Several weeks ago this newspaper learnt through the Chairman of the Private Sector Commission (PSC) Major General (retd) Norman McLean that arising out of a meeting which the private sector had had with representatives of the new political administration, including the President, David Granger, a private sector team would be involved in the planning of a national economic forum that would include business officials of all hues and government officials whose portfolios had to do with business, investment and the economy.
At that time no agenda had as yet been planned though we also learnt from Major General (retd) McLean that the planned forum would include inputs of an unspecified nature from Guyanese in the diaspora and we recall too that a few names of likely high profile participants were mentioned.

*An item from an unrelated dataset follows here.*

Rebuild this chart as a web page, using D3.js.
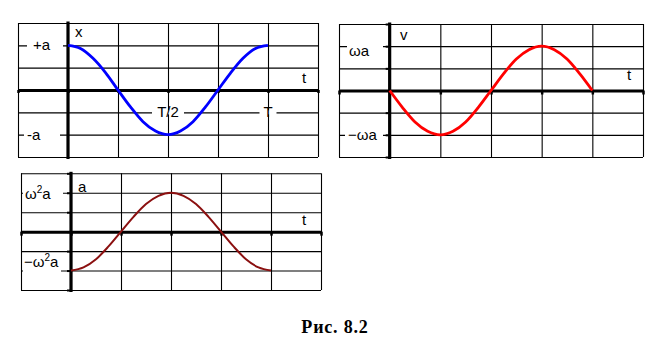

The whole idea as this newspaper understood it was that the planned forum would result in outcomes that would offer a sort of road map, first, for what is perhaps best described as the development direction of the economy and the country as a whole and secondly as a sort of rudder for steering public/private sector relations in the period ahead.
Once the new administration acceded to office observers were keen to determine what sort of beginning public/private sector relations would have. The biggest post-elections boost was the pleasing pass grade which the national budget secured from the private sector even though there has been little else to shout about since then.
As a body the PSC has already made a brooding public statement over what it perceives to be a worrisome official inclination towards removing some government officials from their jobs whilst individual private sector functionaries have voiced their disapproval, in principle, of Ministers being appointed to head the Boards of state agencies, griping particularly over the Guyana Office for Investment (Go-Invest) example. The mining sector, already bruised by gold prices and under scrutiny over issues of mining accidents and gold smuggling is also muttering under its breath about what it believes to be the less than expected concessions granted to the sector by the present administration following a long and bruising battle with the previous one.
To deal with the latter first it is, we expect, still safe to assume that our national economic development plans rest on a foundation of collaborative public/private sector effort and that the latter still remains what we describe as ‘the engine of growth.’ We make this point because there is the hope that gestures from both sides of the divide continue to be strong and positive so that we can be assured that the idea of a collaborative public/private sector pursuit of the country’s development is still a national priority.
If it has not all been ‘hammer and tongs’ little has happened beyond polite gestures to suggest that there has been anything even remotely resembling a ‘flying start’ for public/private sector relations under the new political administration. Surprisingly, no definitive pronouncement designed to send positive signals followed the public/private sector ‘summit’ of several weeks ago has come. Indeed, there has been little clarity on the issues that formed part of the agenda for that meeting.
Perhaps this month’s national economic forum will provide the opportunity for the first post-elections public/private sector waltz and it will be the concrete outcomes of the event rather than the fluff that is usually reflective of concluding communiqués and media statements that will provide the real answers. But then one is reminded that we are now in the month of September and nothing really concrete has been heard about the planning and agenda for the event up to this time.